• **Short task**: Please give back word for word the lines below, from the first one through the one with "0.654, 0.98, 0.883, 1.35, 0.654, 0.275, 0.082, 0.0, 0.0, 0.008]".

• **Supplied data**:
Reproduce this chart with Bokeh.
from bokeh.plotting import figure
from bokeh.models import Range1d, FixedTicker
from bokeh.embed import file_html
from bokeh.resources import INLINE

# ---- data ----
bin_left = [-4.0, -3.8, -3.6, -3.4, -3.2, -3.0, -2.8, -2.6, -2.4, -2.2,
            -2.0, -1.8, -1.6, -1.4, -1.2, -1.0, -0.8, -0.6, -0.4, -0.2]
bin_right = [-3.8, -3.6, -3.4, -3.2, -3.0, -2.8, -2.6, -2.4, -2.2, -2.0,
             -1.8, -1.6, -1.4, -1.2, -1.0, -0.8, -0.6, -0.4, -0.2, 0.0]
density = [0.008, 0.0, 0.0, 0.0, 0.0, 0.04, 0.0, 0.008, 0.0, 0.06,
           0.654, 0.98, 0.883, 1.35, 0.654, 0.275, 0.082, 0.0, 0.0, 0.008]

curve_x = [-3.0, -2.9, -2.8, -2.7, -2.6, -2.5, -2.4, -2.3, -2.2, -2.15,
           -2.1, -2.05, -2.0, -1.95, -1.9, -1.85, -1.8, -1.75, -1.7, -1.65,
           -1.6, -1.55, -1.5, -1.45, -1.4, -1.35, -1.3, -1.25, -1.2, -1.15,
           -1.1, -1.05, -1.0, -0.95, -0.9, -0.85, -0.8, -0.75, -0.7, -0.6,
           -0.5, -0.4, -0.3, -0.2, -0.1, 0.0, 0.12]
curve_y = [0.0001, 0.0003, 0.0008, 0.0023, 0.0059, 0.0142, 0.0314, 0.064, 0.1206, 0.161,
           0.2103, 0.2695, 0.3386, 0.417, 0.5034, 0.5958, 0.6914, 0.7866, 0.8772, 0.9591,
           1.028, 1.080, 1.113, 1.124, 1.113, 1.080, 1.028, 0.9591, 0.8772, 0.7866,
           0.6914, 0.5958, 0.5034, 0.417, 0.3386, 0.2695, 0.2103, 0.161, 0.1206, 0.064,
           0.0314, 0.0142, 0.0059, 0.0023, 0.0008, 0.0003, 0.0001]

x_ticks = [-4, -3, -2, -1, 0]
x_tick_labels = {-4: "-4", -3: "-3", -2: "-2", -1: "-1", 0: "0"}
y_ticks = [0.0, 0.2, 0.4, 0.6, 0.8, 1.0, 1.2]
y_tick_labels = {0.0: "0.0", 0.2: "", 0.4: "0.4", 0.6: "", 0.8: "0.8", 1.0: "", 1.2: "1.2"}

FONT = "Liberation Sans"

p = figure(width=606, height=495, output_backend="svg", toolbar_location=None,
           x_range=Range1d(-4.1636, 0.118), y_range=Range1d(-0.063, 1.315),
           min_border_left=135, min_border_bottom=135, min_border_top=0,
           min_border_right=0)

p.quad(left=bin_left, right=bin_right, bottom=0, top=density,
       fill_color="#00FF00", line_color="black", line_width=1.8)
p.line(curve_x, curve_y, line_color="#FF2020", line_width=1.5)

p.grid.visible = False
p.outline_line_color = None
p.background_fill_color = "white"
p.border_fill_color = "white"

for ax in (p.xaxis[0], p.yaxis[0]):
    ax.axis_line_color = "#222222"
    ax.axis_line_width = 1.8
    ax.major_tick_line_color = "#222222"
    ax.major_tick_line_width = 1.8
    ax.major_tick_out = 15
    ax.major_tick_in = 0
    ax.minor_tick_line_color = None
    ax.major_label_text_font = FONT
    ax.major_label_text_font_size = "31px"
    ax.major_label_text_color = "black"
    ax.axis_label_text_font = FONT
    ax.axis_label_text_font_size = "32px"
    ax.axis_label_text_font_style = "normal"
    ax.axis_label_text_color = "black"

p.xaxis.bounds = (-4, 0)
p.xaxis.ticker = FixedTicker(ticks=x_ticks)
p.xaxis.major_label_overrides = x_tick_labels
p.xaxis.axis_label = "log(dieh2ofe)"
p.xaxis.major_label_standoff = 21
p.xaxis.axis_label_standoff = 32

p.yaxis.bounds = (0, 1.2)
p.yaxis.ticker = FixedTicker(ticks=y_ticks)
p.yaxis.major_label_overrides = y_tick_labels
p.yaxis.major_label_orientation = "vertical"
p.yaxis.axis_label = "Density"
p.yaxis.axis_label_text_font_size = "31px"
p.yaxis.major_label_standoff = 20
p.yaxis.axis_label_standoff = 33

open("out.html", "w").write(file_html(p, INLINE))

• **Result for this exercise**:
Reproduce this chart with Bokeh.
from bokeh.plotting import figure
from bokeh.models import Range1d, FixedTicker
from bokeh.embed import file_html
from bokeh.resources import INLINE

# ---- data ----
bin_left = [-4.0, -3.8, -3.6, -3.4, -3.2, -3.0, -2.8, -2.6, -2.4, -2.2,
            -2.0, -1.8, -1.6, -1.4, -1.2, -1.0, -0.8, -0.6, -0.4, -0.2]
bin_right = [-3.8, -3.6, -3.4, -3.2, -3.0, -2.8, -2.6, -2.4, -2.2, -2.0,
             -1.8, -1.6, -1.4, -1.2, -1.0, -0.8, -0.6, -0.4, -0.2, 0.0]
density = [0.008, 0.0, 0.0, 0.0, 0.0, 0.04, 0.0, 0.008, 0.0, 0.06,
           0.654, 0.98, 0.883, 1.35, 0.654, 0.275, 0.082, 0.0, 0.0, 0.008]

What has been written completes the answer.